Tags: Fed | Money-market | funds | risk

Fed Study: 21 Money-Market Funds Were at Risk of Breaking $1 from 2007-2011

By Dan Weil   |   Wednesday, 15 Aug 2012 08:40 AM

A whopping 78 money-market mutual funds needed assistance from their management firms between 2007 and 2011, and 21 of those funds would have seen their net asset value per share drop below $1 without that aid, according to a new report from the Federal Reserve Bank of Boston.

Money-market funds aren’t insured like bank deposits. But their ability to keep their share prices at $1 have led individual investors to view them as similar in safety to bank accounts.

Only two funds have “broken the buck” — dropped below $1 per share.
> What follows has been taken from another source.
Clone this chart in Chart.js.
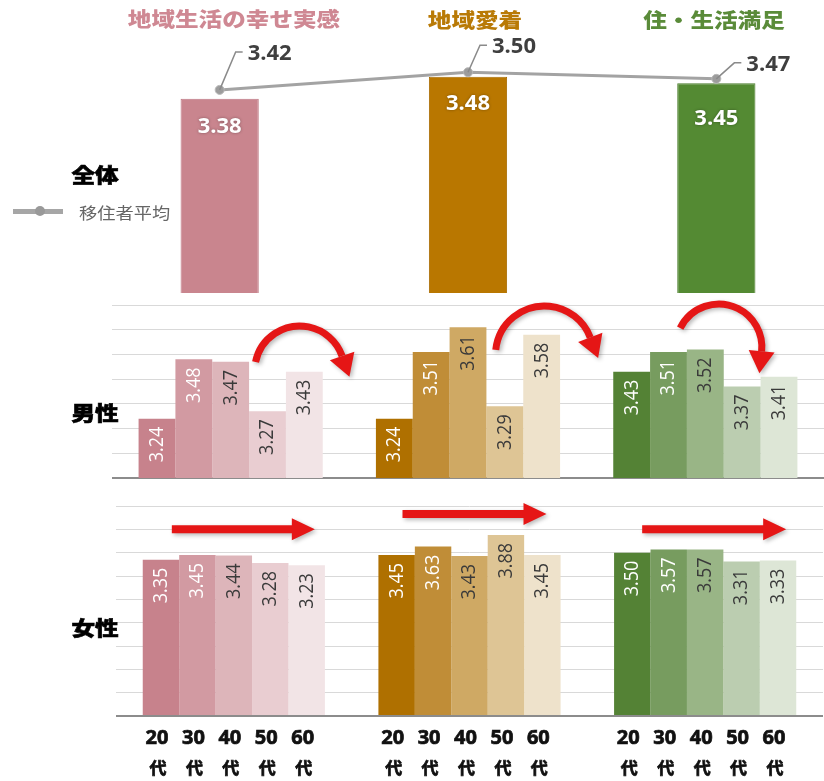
<!DOCTYPE html>
<html lang="ja">
<head>
<meta charset="utf-8">
<script src="https://cdn.jsdelivr.net/npm/chart.js@4.4.1/dist/chart.umd.min.js"></script>
<style>
html,body{margin:0;padding:0;background:#fff;width:824px;height:781px;overflow:hidden;}
#wrap{position:relative;width:824px;height:781px;overflow:hidden;}
#wrap canvas{position:absolute;}
.lbl{position:absolute;white-space:nowrap;line-height:1;font-family:"Noto Sans CJK JP","Noto Sans",sans-serif;}
</style>
</head>
<body>
<div id="wrap">
  <canvas id="overall" width="756" height="300" style="left:90px;top:0"></canvas>
  <canvas id="male" width="824" height="190" style="left:0;top:295px"></canvas>
  <canvas id="female" width="824" height="291" style="left:0;top:490px"></canvas>
</div>
<script>
// ---- data ----
const categories = ['地域生活の幸せ実感', '地域愛着', '住・生活満足'];
const ageGroups = ['20代', '30代', '40代', '50代', '60代'];

const overallValues = [3.38, 3.48, 3.45];   // 全体
const migrantAverage = [3.42, 3.50, 3.47];  // 移住者平均

const maleHappiness    = [3.24, 3.48, 3.47, 3.27, 3.43];
const maleAttachment   = [3.24, 3.51, 3.61, 3.29, 3.58];
const maleSatisfaction = [3.43, 3.51, 3.52, 3.37, 3.41];

const femaleHappiness    = [3.35, 3.45, 3.44, 3.28, 3.23];
const femaleAttachment   = [3.45, 3.63, 3.43, 3.88, 3.45];
const femaleSatisfaction = [3.50, 3.57, 3.57, 3.31, 3.33];

// ---- styles ----
const titleColors = ['#CF8893', '#B97A06', '#5A8B39'];
const overallColors = ['#C9858E', '#B97700', '#548A33'];
const overallBorders = ['#BD7782', '#A96C00', '#4A7D2C'];
const shades = [            // per age group: [幸せ実感, 愛着, 満足]
  ['#C7828C', '#AF7000', '#548235'],
  ['#D29AA2', '#C08D37', '#779C5F'],
  ['#DDB5BA', '#CFA964', '#99B586'],
  ['#E9CDD1', '#DEC595', '#BBCDB0'],
  ['#F2E4E6', '#EEE2CB', '#DDE6D6']
];
const valueTextColors = ['#FFFFFF', '#FFFFFF', '#3A3A3A', '#3A3A3A', '#3A3A3A'];
const ARROW_RED = '#E51616';

// ---- html labels ----
const wrap = document.getElementById('wrap');
function addLabel(text, x, y, opts) {
  const d = document.createElement('div');
  d.className = 'lbl';
  d.textContent = text;
  d.style.left = x + 'px';
  d.style.top = y + 'px';
  d.style.fontSize = opts.size + 'px';
  d.style.fontWeight = opts.weight || 700;
  d.style.color = opts.color || '#000';
  if (opts.stroke) d.style.webkitTextStroke = opts.stroke;
  const sx = opts.sx || 1.18;
  if (opts.anchor === 'left') {
    d.style.transformOrigin = 'left center';
    d.style.transform = 'translate(0,-50%) scaleX(' + sx + ')';
  } else {
    d.style.transform = 'translate(-50%,-50%) scaleX(' + sx + ')';
  }
  d.style.zIndex = 5;
  wrap.appendChild(d);
}
const titleCenters = [[234, 19], [475, 20], [714, 20]];
categories.forEach((c, i) => addLabel(c, titleCenters[i][0], titleCenters[i][1], {size: 20, weight: 900, color: titleColors[i]}));
addLabel('全体', 95, 175, {size: 20, weight: 900, stroke: '0.6px #000'});
addLabel('男性', 95, 413, {size: 20, weight: 900, stroke: '0.6px #000'});
addLabel('女性', 95, 628, {size: 20, weight: 900, stroke: '0.6px #000'});
addLabel('移住者平均', 79, 212, {size: 16, weight: 400, color: '#666', anchor: 'left', sx: 1.14});

// legend symbol for the line series
const legLine = document.createElement('div');
legLine.style.cssText = 'position:absolute;left:13px;top:209px;width:50px;height:5px;background:#A6A6A6;z-index:5;';
wrap.appendChild(legLine);
const legDot = document.createElement('div');
legDot.style.cssText = 'position:absolute;left:35px;top:206px;width:10px;height:10px;border-radius:50%;background:#999;z-index:6;';
wrap.appendChild(legDot);

// ---- plugins ----
const overallLabels = {
  id: 'overallLabels',
  afterDatasetsDraw(chart) {
    const ctx = chart.ctx;
    // bar values inside the bars
    const barMeta = chart.getDatasetMeta(1);
    const barDy = [28, 27, 35];
    ctx.save();
    ctx.font = 'bold 22px "Open Sans", sans-serif';
    ctx.textAlign = 'center';
    ctx.textBaseline = 'middle';
    ctx.fillStyle = '#FFFFFF';
    ctx.shadowColor = 'rgba(0,0,0,0.35)';
    ctx.shadowBlur = 3;
    barMeta.data.forEach((el, i) => {
      ctx.fillText(overallValues[i].toFixed(2), el.x, el.y + barDy[i]);
    });
    ctx.restore();
    // line values with leader lines
    const lineMeta = chart.getDatasetMeta(0);
    const elbows = [[16, -38], [12, -27], [18, -16]];
    ctx.save();
    lineMeta.data.forEach((pt, i) => {
      const ex = pt.x + elbows[i][0], ey = pt.y + elbows[i][1];
      ctx.strokeStyle = '#8A8A8A';
      ctx.lineWidth = 1.5;
      ctx.beginPath();
      ctx.moveTo(pt.x, pt.y);
      ctx.lineTo(ex, ey);
      ctx.lineTo(ex + 7, ey);
      ctx.stroke();
      ctx.font = 'bold 22px "Open Sans", sans-serif';
      ctx.textAlign = 'left';
      ctx.textBaseline = 'middle';
      ctx.fillStyle = '#3F3F3F';
      ctx.fillText(migrantAverage[i].toFixed(2), ex + 12, ey + 2);
    });
    ctx.restore();
  }
};

// rotated value labels inside the age-group bars
const rotatedValues = {
  id: 'rotatedValues',
  afterDatasetsDraw(chart) {
    const ctx = chart.ctx;
    chart.data.datasets.forEach((ds, d) => {
      const meta = chart.getDatasetMeta(d);
      meta.data.forEach((el, j) => {
        ctx.save();
        ctx.translate(el.x, el.y + 8);
        ctx.rotate(-Math.PI / 2);
        ctx.scale(1, 1.15);
        ctx.font = '18px "Open Sans", sans-serif';
        ctx.textAlign = 'right';
        ctx.textBaseline = 'middle';
        ctx.fillStyle = valueTextColors[d];
        ctx.fillText(ds.data[j].toFixed(2), 0, 0);
        ctx.restore();
      });
    });
  }
};

function arrowShadow(ctx) {
  ctx.shadowColor = 'rgba(0,0,0,0.28)';
  ctx.shadowBlur = 4;
  ctx.shadowOffsetX = 2;
  ctx.shadowOffsetY = 2;
}

// curved arrows (男性)
const arcArrows = {
  id: 'arcArrows',
  afterDraw(chart, args, opts) {
    const ctx = chart.ctx;
    const xs = chart.scales.x, ys = chart.scales.y;
    (opts.items || []).forEach(a => {
      const cx = xs.getPixelForValue(a.cat) + a.dx;
      const cy = ys.getPixelForValue(a.y);
      const start = Math.PI + a.a0, end = 2 * Math.PI + a.a1;
      ctx.save();
      arrowShadow(ctx);
      ctx.fillStyle = ARROW_RED;
      ctx.strokeStyle = ARROW_RED;
      ctx.lineWidth = 7;
      ctx.beginPath();
      ctx.arc(cx, cy, a.r, start, end);
      ctx.stroke();
      const px = cx + a.r * Math.cos(end), py = cy + a.r * Math.sin(end);
      const tx = -Math.sin(end), ty = Math.cos(end);
      const nx = Math.cos(end), ny = Math.sin(end);
      ctx.beginPath();
      ctx.moveTo(px + nx * 13, py + ny * 13);
      ctx.lineTo(px + tx * 22, py + ty * 22);
      ctx.lineTo(px - nx * 13, py - ny * 13);
      ctx.closePath();
      ctx.fill();
      ctx.restore();
    });
  }
};

// straight arrows (女性)
const lineArrows = {
  id: 'lineArrows',
  afterDraw(chart, args, opts) {
    const ctx = chart.ctx;
    const xs = chart.scales.x, ys = chart.scales.y;
    (opts.items || []).forEach(a => {
      const c = xs.getPixelForValue(a.cat);
      const x0 = c + a.from, x1 = c + a.to;
      const y = ys.getPixelForValue(a.y);
      ctx.save();
      arrowShadow(ctx);
      ctx.fillStyle = ARROW_RED;
      ctx.beginPath();
      ctx.moveTo(x0, y - 4);
      ctx.lineTo(x1 - 23, y - 4);
      ctx.lineTo(x1 - 23, y - 11);
      ctx.lineTo(x1, y);
      ctx.lineTo(x1 - 23, y + 11);
      ctx.lineTo(x1 - 23, y + 4);
      ctx.lineTo(x0, y + 4);
      ctx.closePath();
      ctx.fill();
      ctx.restore();
    });
  }
};

// age labels under each bar ("20" / "代")
const ageAxis = {
  id: 'ageAxis',
  afterDraw(chart) {
    const ctx = chart.ctx;
    ctx.save();
    ctx.textAlign = 'center';
    ctx.textBaseline = 'middle';
    ctx.fillStyle = '#111';
    ctx.strokeStyle = '#111';
    ctx.lineWidth = 0.7;
    chart.data.datasets.forEach((ds, d) => {
      const meta = chart.getDatasetMeta(d);
      const txt = ageGroups[d];
      meta.data.forEach(el => {
        const x = el.x - 4;
        ctx.font = 'bold 20px "Noto Sans", sans-serif';
        ctx.fillText(txt.slice(0, -1), x, 248);
        ctx.strokeText(txt.slice(0, -1), x, 248);
        ctx.font = 'bold 17px "Noto Sans CJK JP", sans-serif';
        ctx.fillText(txt.slice(-1), x + 1, 278);
        ctx.strokeText(txt.slice(-1), x + 1, 278);
      });
    });
    ctx.restore();
  }
};

// ---- charts ----
new Chart(document.getElementById('overall'), {
  type: 'bar',
  data: {
    labels: categories,
    datasets: [
      {
        type: 'line', label: '移住者平均', data: migrantAverage,
        borderColor: '#A3A3A3', borderWidth: 3, tension: 0,
        pointRadius: 4.5, pointBackgroundColor: '#9C9C9C',
        pointBorderColor: '#B8B8B8', pointBorderWidth: 1, order: 0
      },
      {
        type: 'bar', label: '全体', data: overallValues,
        backgroundColor: overallColors, borderColor: overallBorders, borderWidth: 1,
        barPercentage: 0.315, categoryPercentage: 1, order: 1
      }
    ]
  },
  options: {
    responsive: false, animation: false,
    layout: {padding: {top: 6, bottom: 7, left: 0, right: 0}},
    plugins: {legend: {display: false}, tooltip: {enabled: false}},
    scales: {
      x: {display: false},
      y: {display: false, min: 2.5, max: 3.8}
    }
  },
  plugins: [overallLabels]
});

function ageDatasets(a, b, c, catPct) {
  return ageGroups.map((age, i) => ({
    label: age,
    data: [a[i], b[i], c[i]],
    backgroundColor: shades[i],
    borderWidth: 0,
    barPercentage: 1,
    categoryPercentage: catPct
  }));
}

function gridScale(min, max, step) {
  return {
    min: min, max: max,
    ticks: {display: false, stepSize: step},
    border: {display: false},
    grid: {
      drawTicks: false,
      color: c => (c.index === 0 ? '#8C8C8C' : '#D9D9D9'),
      lineWidth: c => (c.index === 0 ? 2 : 1)
    }
  };
}

new Chart(document.getElementById('male'), {
  type: 'bar',
  data: {labels: categories, datasets: ageDatasets(maleHappiness, maleAttachment, maleSatisfaction, 0.776)},
  options: {
    responsive: false, animation: false,
    layout: {padding: {top: 10, bottom: 7, left: 112, right: 0}},
    plugins: {
      legend: {display: false}, tooltip: {enabled: false},
      arcArrows: {items: [
        {cat: 0, dx: 69, y: 3.433, r: 45, a0: 0.2, a1: -0.34},
        {cat: 1, dx: 76.5, y: 3.498, r: 49, a0: 0.104, a1: -0.366},
        {cat: 2, dx: 13.5, y: 3.53, r: 43, a0: 0.454, a1: 0.1}
      ]}
    },
    scales: {x: {display: false}, y: gridScale(3.0, 3.7, 0.1)}
  },
  plugins: [rotatedValues, arcArrows]
});

new Chart(document.getElementById('female'), {
  type: 'bar',
  data: {labels: categories, datasets: ageDatasets(femaleHappiness, femaleAttachment, femaleSatisfaction, 0.773)},
  options: {
    responsive: false, animation: false,
    layout: {padding: {top: 16, bottom: 65, left: 116, right: 1}},
    plugins: {
      legend: {display: false}, tooltip: {enabled: false},
      lineArrows: {items: [
        {cat: 0, from: -62, to: 81, y: 4.0},
        {cat: 1, from: -67, to: 77, y: 4.33},
        {cat: 2, from: -63, to: 81, y: 4.0}
      ]}
    },
    scales: {x: {display: false}, y: gridScale(0, 4.5, 0.5)}
  },
  plugins: [rotatedValues, lineArrows, ageAxis]
});
</script>
</body>
</html>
That happened in 1994 with a small institutional fund and again during the financial crisis of 2008, thanks to the collapse of Lehman Brothers, USA Today reports.

Editor's Note: See the Disturbing Charts: 50% Unemployment, 90% Stock Market Crash, 100% Inflation

The Securities and Exchange Commission (SEC) has proposed stricter rules for the funds, including the imposition of capital requirements and requiring that the funds’ share price float rather than staying at $1 a share.

Fund companies oppose stronger regulation, worrying that it will lead to lower returns for money-market funds, driving investors away. That, in turn, would mean less fee income for the companies.

However, the Boston Fed study may provide additional impetus for the SEC’s proposals, according to USA Today.

Many experts are concerned about the risks inherent in the funds.

"They're a clear and present danger to financial stability in their current form," Morgan Ricks, a former Treasury Department official now teaching at Harvard Law School, tells the Los Angeles Times.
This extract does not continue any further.